■ TASK TO CARRY OUT ■
Begin with the first line of the material and copy each line word for word through the line that contains "(0,0) rectangle (1318,1395);"; the pictures are left out.
# START OF COLLECTED DATA
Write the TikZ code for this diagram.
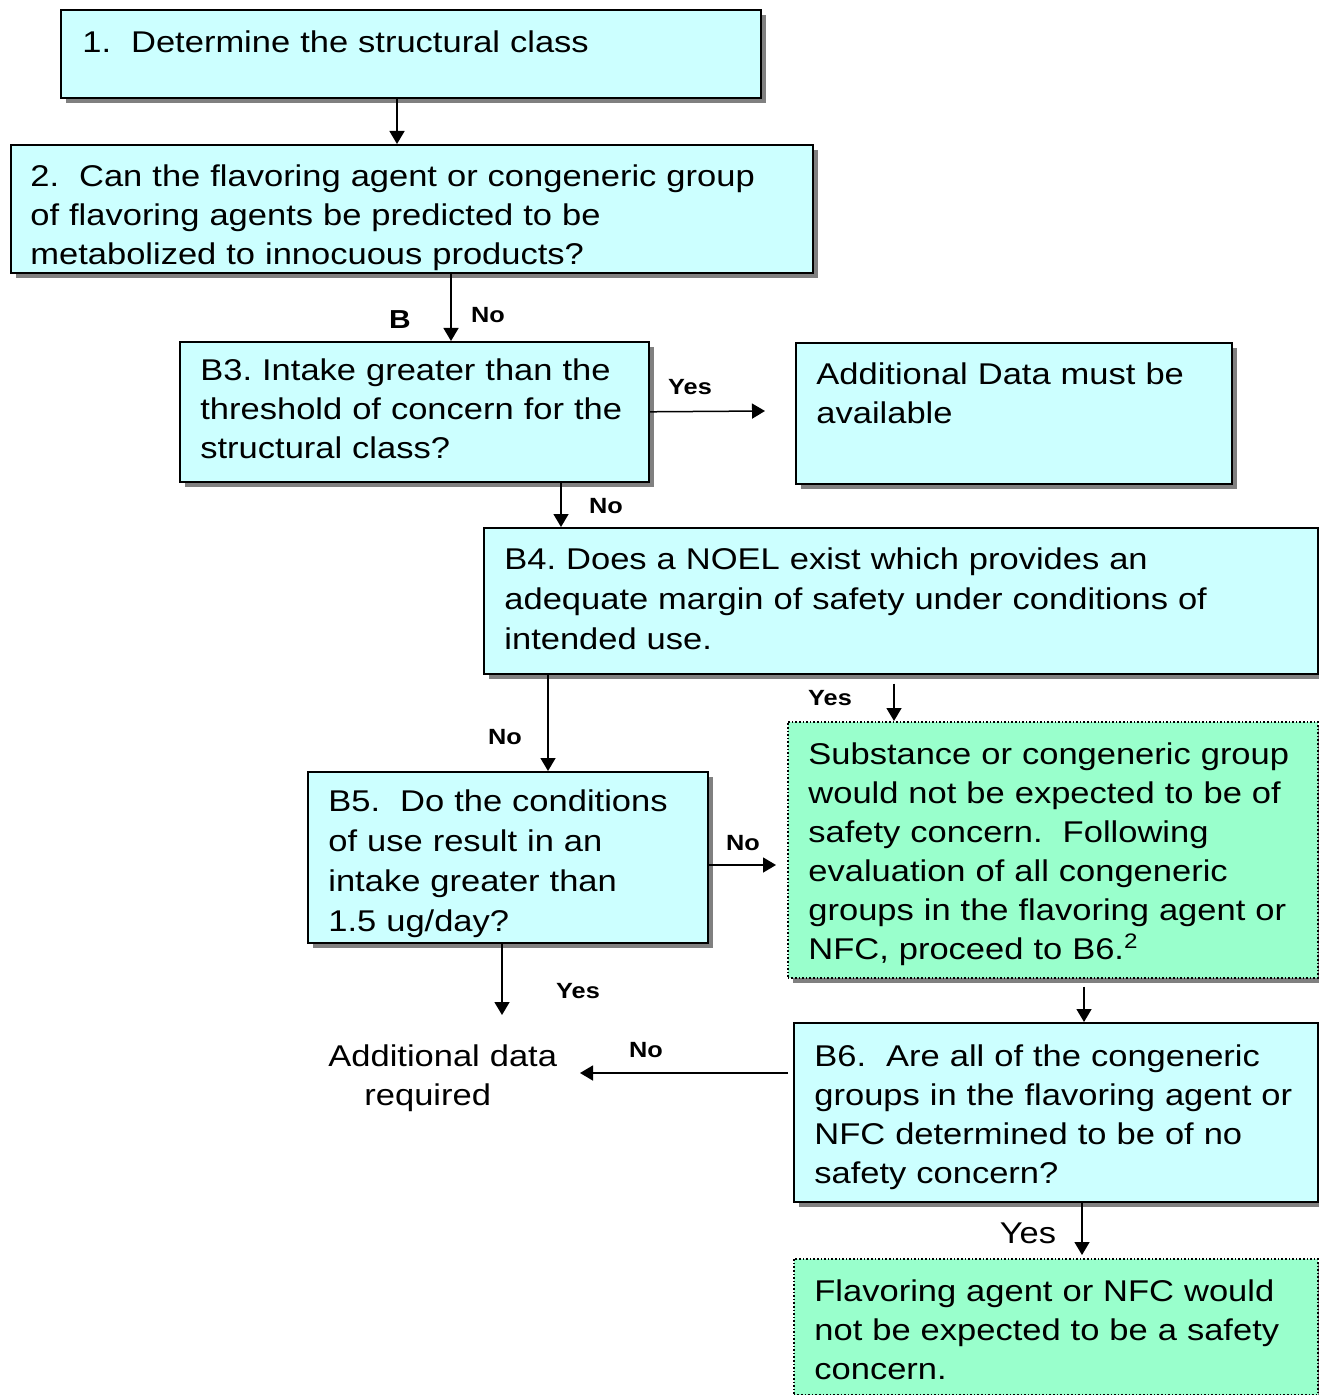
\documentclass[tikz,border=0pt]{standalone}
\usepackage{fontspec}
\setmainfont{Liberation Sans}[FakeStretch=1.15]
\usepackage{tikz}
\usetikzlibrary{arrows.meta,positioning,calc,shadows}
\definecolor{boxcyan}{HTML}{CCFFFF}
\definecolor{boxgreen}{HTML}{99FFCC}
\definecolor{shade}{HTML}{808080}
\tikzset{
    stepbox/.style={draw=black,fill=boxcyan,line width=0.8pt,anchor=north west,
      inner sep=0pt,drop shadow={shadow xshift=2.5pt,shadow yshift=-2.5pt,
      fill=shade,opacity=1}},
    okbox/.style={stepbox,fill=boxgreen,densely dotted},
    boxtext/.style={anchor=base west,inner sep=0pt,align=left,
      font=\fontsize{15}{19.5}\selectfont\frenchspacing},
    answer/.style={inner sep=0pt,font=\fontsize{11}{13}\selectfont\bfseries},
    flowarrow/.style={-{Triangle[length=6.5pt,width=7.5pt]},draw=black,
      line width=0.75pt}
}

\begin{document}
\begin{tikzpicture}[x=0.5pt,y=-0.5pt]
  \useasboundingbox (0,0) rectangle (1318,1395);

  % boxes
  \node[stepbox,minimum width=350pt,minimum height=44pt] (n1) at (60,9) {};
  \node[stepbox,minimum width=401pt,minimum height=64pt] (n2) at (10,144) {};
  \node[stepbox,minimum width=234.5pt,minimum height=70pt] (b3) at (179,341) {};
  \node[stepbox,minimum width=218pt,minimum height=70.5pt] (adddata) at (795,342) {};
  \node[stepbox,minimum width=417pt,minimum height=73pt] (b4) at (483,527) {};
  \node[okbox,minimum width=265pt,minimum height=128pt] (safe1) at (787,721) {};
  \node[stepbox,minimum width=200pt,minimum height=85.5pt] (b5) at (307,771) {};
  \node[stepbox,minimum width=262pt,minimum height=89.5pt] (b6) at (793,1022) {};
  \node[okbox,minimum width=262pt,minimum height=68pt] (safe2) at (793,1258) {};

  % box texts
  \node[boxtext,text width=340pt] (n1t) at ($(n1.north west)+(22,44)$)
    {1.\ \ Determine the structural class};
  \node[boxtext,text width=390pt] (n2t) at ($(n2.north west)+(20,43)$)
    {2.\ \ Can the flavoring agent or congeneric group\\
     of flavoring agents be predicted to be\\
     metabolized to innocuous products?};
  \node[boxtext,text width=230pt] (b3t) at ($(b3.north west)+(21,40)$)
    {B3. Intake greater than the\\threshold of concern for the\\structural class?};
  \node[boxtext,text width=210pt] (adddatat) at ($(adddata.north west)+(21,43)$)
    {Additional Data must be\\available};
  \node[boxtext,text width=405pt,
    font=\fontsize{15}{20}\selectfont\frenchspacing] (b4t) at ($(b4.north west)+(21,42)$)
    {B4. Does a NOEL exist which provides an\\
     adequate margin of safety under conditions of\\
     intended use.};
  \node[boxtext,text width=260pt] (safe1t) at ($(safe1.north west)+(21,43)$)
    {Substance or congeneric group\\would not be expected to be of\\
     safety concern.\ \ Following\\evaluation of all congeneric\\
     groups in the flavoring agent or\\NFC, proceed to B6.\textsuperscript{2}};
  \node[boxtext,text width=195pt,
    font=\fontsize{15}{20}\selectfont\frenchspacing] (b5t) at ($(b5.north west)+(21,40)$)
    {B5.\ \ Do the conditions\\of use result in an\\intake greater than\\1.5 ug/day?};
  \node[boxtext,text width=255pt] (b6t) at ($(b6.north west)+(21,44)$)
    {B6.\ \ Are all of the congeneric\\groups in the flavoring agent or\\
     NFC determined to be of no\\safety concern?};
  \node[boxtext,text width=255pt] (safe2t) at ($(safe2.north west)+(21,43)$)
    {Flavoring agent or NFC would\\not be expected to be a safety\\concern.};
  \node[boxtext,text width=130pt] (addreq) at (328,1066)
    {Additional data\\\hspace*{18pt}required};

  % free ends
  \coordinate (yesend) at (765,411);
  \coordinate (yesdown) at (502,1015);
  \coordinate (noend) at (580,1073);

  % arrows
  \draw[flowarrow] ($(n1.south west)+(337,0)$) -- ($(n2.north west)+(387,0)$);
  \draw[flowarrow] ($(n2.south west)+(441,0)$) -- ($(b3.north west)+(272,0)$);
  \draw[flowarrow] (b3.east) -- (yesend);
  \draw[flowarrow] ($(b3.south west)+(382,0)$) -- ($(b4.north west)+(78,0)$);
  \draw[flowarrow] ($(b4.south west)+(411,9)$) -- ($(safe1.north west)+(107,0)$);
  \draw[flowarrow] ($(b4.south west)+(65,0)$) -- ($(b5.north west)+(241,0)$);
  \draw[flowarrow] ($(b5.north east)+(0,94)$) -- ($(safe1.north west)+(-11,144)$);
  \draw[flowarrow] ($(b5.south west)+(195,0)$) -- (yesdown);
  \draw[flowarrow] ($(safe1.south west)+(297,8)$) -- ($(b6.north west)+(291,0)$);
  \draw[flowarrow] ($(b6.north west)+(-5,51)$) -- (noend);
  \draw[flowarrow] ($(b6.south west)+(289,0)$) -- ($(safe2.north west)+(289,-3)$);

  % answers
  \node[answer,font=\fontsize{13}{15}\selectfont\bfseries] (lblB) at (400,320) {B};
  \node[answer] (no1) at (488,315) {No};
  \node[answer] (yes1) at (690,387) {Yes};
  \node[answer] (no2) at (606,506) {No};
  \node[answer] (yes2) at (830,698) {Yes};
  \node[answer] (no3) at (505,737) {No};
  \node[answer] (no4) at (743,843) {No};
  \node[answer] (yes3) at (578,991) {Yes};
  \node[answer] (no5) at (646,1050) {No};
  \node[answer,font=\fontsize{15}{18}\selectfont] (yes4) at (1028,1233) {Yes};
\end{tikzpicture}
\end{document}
# END OF COLLECTED DATA
■ COMPLETE ANSWER ■
Write the TikZ code for this diagram.
\documentclass[tikz,border=0pt]{standalone}
\usepackage{fontspec}
\setmainfont{Liberation Sans}[FakeStretch=1.15]
\usepackage{tikz}
\usetikzlibrary{arrows.meta,positioning,calc,shadows}
\definecolor{boxcyan}{HTML}{CCFFFF}
\definecolor{boxgreen}{HTML}{99FFCC}
\definecolor{shade}{HTML}{808080}
\tikzset{
    stepbox/.style={draw=black,fill=boxcyan,line width=0.8pt,anchor=north west,
      inner sep=0pt,drop shadow={shadow xshift=2.5pt,shadow yshift=-2.5pt,
      fill=shade,opacity=1}},
    okbox/.style={stepbox,fill=boxgreen,densely dotted},
    boxtext/.style={anchor=base west,inner sep=0pt,align=left,
      font=\fontsize{15}{19.5}\selectfont\frenchspacing},
    answer/.style={inner sep=0pt,font=\fontsize{11}{13}\selectfont\bfseries},
    flowarrow/.style={-{Triangle[length=6.5pt,width=7.5pt]},draw=black,
      line width=0.75pt}
}

\begin{document}
\begin{tikzpicture}[x=0.5pt,y=-0.5pt]
  \useasboundingbox (0,0) rectangle (1318,1395);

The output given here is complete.